THE PROBLEM: Give every line of the data again, unchanged, but with no pictures.
* * *
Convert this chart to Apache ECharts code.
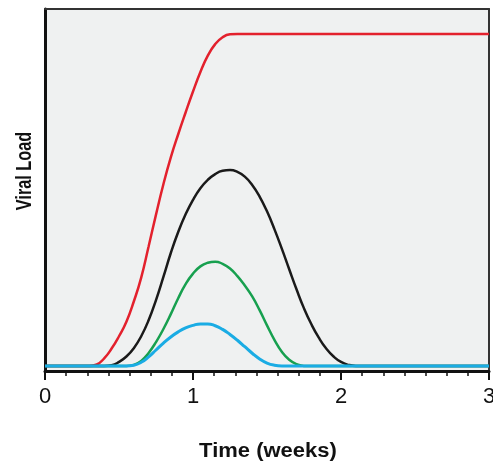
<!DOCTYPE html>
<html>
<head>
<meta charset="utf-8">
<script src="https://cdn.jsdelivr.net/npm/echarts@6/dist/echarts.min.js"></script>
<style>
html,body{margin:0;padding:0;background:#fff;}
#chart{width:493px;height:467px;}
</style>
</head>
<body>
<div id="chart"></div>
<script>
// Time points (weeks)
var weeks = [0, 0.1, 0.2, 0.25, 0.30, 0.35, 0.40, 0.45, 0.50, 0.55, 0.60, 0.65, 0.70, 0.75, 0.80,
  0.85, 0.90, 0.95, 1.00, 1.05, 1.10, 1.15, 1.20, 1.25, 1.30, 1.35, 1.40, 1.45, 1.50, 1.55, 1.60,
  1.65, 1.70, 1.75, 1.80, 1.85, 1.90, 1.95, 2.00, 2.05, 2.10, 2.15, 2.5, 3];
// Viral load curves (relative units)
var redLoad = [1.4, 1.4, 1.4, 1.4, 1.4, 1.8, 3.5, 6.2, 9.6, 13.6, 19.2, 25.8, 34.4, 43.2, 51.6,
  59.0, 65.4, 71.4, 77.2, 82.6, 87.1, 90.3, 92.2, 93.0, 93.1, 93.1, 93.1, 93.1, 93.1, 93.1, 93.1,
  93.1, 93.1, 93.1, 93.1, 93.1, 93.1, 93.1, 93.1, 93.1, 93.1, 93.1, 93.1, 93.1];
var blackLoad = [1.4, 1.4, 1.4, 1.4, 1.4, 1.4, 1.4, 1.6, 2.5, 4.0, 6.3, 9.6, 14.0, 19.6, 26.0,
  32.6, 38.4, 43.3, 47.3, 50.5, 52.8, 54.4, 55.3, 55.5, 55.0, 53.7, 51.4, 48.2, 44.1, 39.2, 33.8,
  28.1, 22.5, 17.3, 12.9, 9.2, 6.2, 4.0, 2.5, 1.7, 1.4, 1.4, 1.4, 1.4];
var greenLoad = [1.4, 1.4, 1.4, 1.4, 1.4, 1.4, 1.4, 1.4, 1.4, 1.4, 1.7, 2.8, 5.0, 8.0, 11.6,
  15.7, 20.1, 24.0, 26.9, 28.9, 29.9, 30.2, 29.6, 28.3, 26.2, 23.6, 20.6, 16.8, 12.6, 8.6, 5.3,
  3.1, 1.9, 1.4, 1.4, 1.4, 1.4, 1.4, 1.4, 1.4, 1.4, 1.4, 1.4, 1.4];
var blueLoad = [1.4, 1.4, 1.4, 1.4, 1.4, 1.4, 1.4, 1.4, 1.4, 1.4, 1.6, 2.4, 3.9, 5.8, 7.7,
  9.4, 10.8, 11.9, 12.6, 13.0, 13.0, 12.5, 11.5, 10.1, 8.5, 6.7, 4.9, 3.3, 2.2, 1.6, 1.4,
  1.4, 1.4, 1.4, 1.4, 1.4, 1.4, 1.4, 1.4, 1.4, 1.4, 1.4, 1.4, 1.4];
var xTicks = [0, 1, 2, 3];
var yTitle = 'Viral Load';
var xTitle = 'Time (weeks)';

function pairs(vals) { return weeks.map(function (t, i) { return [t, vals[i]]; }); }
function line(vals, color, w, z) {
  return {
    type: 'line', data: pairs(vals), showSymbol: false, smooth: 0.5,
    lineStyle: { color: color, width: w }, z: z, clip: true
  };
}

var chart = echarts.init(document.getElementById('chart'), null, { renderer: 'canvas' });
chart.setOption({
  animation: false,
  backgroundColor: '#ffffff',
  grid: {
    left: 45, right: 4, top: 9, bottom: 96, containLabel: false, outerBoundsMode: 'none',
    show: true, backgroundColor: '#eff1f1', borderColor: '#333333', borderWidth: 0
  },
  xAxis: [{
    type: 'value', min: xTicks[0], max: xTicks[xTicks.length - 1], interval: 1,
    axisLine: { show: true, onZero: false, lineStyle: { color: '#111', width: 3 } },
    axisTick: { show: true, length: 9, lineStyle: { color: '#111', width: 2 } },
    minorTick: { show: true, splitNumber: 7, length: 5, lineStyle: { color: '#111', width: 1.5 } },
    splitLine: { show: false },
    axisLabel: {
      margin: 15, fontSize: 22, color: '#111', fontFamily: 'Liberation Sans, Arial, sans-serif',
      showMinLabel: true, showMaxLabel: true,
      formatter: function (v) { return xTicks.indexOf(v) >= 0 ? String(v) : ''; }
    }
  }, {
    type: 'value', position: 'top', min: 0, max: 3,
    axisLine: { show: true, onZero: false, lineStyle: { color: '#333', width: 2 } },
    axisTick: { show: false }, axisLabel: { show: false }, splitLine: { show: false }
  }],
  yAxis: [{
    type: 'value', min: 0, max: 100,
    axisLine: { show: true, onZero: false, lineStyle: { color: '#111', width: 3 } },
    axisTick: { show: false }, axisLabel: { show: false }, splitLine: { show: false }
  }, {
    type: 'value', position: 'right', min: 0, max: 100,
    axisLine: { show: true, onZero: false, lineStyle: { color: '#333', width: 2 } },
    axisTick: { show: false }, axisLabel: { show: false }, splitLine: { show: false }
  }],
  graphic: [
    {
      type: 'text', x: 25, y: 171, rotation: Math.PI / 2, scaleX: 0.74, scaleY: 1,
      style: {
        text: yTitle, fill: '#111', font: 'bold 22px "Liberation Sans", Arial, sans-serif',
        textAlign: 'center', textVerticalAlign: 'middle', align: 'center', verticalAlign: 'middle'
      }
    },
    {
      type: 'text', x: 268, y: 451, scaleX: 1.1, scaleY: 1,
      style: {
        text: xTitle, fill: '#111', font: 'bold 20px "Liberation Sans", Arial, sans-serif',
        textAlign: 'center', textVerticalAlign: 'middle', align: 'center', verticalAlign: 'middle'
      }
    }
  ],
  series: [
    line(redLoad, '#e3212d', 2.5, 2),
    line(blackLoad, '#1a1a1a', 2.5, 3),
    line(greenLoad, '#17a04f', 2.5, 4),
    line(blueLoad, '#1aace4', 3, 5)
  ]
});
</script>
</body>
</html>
* * *
RESULT:
Convert this chart to Apache ECharts code.
<!DOCTYPE html>
<html>
<head>
<meta charset="utf-8">
<script src="https://cdn.jsdelivr.net/npm/echarts@6/dist/echarts.min.js"></script>
<style>
html,body{margin:0;padding:0;background:#fff;}
#chart{width:493px;height:467px;}
</style>
</head>
<body>
<div id="chart"></div>
<script>
// Time points (weeks)
var weeks = [0, 0.1, 0.2, 0.25, 0.30, 0.35, 0.40, 0.45, 0.50, 0.55, 0.60, 0.65, 0.70, 0.75, 0.80,
  0.85, 0.90, 0.95, 1.00, 1.05, 1.10, 1.15, 1.20, 1.25, 1.30, 1.35, 1.40, 1.45, 1.50, 1.55, 1.60,
  1.65, 1.70, 1.75, 1.80, 1.85, 1.90, 1.95, 2.00, 2.05, 2.10, 2.15, 2.5, 3];
// Viral load curves (relative units)
var redLoad = [1.4, 1.4, 1.4, 1.4, 1.4, 1.8, 3.5, 6.2, 9.6, 13.6, 19.2, 25.8, 34.4, 43.2, 51.6,
  59.0, 65.4, 71.4, 77.2, 82.6, 87.1, 90.3, 92.2, 93.0, 93.1, 93.1, 93.1, 93.1, 93.1, 93.1, 93.1,
  93.1, 93.1, 93.1, 93.1, 93.1, 93.1, 93.1, 93.1, 93.1, 93.1, 93.1, 93.1, 93.1];
var blackLoad = [1.4, 1.4, 1.4, 1.4, 1.4, 1.4, 1.4, 1.6, 2.5, 4.0, 6.3, 9.6, 14.0, 19.6, 26.0,
  32.6, 38.4, 43.3, 47.3, 50.5, 52.8, 54.4, 55.3, 55.5, 55.0, 53.7, 51.4, 48.2, 44.1, 39.2, 33.8,
  28.1, 22.5, 17.3, 12.9, 9.2, 6.2, 4.0, 2.5, 1.7, 1.4, 1.4, 1.4, 1.4];
var greenLoad = [1.4, 1.4, 1.4, 1.4, 1.4, 1.4, 1.4, 1.4, 1.4, 1.4, 1.7, 2.8, 5.0, 8.0, 11.6,
  15.7, 20.1, 24.0, 26.9, 28.9, 29.9, 30.2, 29.6, 28.3, 26.2, 23.6, 20.6, 16.8, 12.6, 8.6, 5.3,
  3.1, 1.9, 1.4, 1.4, 1.4, 1.4, 1.4, 1.4, 1.4, 1.4, 1.4, 1.4, 1.4];
var blueLoad = [1.4, 1.4, 1.4, 1.4, 1.4, 1.4, 1.4, 1.4, 1.4, 1.4, 1.6, 2.4, 3.9, 5.8, 7.7,
  9.4, 10.8, 11.9, 12.6, 13.0, 13.0, 12.5, 11.5, 10.1, 8.5, 6.7, 4.9, 3.3, 2.2, 1.6, 1.4,
  1.4, 1.4, 1.4, 1.4, 1.4, 1.4, 1.4, 1.4, 1.4, 1.4, 1.4, 1.4, 1.4];
var xTicks = [0, 1, 2, 3];
var yTitle = 'Viral Load';
var xTitle = 'Time (weeks)';

function pairs(vals) { return weeks.map(function (t, i) { return [t, vals[i]]; }); }
function line(vals, color, w, z) {
  return {
    type: 'line', data: pairs(vals), showSymbol: false, smooth: 0.5,
    lineStyle: { color: color, width: w }, z: z, clip: true
  };
}

var chart = echarts.init(document.getElementById('chart'), null, { renderer: 'canvas' });
chart.setOption({
  animation: false,
  backgroundColor: '#ffffff',
  grid: {
    left: 45, right: 4, top: 9, bottom: 96, containLabel: false, outerBoundsMode: 'none',
    show: true, backgroundColor: '#eff1f1', borderColor: '#333333', borderWidth: 0
  },
  xAxis: [{
    type: 'value', min: xTicks[0], max: xTicks[xTicks.length - 1], interval: 1,
    axisLine: { show: true, onZero: false, lineStyle: { color: '#111', width: 3 } },
    axisTick: { show: true, length: 9, lineStyle: { color: '#111', width: 2 } },
    minorTick: { show: true, splitNumber: 7, length: 5, lineStyle: { color: '#111', width: 1.5 } },
    splitLine: { show: false },
    axisLabel: {
      margin: 15, fontSize: 22, color: '#111', fontFamily: 'Liberation Sans, Arial, sans-serif',
      showMinLabel: true, showMaxLabel: true,
      formatter: function (v) { return xTicks.indexOf(v) >= 0 ? String(v) : ''; }
    }
  }, {
    type: 'value', position: 'top', min: 0, max: 3,
    axisLine: { show: true, onZero: false, lineStyle: { color: '#333', width: 2 } },
    axisTick: { show: false }, axisLabel: { show: false }, splitLine: { show: false }
  }],
  yAxis: [{
    type: 'value', min: 0, max: 100,
    axisLine: { show: true, onZero: false, lineStyle: { color: '#111', width: 3 } },
    axisTick: { show: false }, axisLabel: { show: false }, splitLine: { show: false }
  }, {
    type: 'value', position: 'right', min: 0, max: 100,
    axisLine: { show: true, onZero: false, lineStyle: { color: '#333', width: 2 } },
    axisTick: { show: false }, axisLabel: { show: false }, splitLine: { show: false }
  }],
  graphic: [
    {
      type: 'text', x: 25, y: 171, rotation: Math.PI / 2, scaleX: 0.74, scaleY: 1,
      style: {
        text: yTitle, fill: '#111', font: 'bold 22px "Liberation Sans", Arial, sans-serif',
        textAlign: 'center', textVerticalAlign: 'middle', align: 'center', verticalAlign: 'middle'
      }
    },
    {
      type: 'text', x: 268, y: 451, scaleX: 1.1, scaleY: 1,
      style: {
        text: xTitle, fill: '#111', font: 'bold 20px "Liberation Sans", Arial, sans-serif',
        textAlign: 'center', textVerticalAlign: 'middle', align: 'center', verticalAlign: 'middle'
      }
    }
  ],
  series: [
    line(redLoad, '#e3212d', 2.5, 2),
    line(blackLoad, '#1a1a1a', 2.5, 3),
    line(greenLoad, '#17a04f', 2.5, 4),
    line(blueLoad, '#1aace4', 3, 5)
  ]
});
</script>
</body>
</html>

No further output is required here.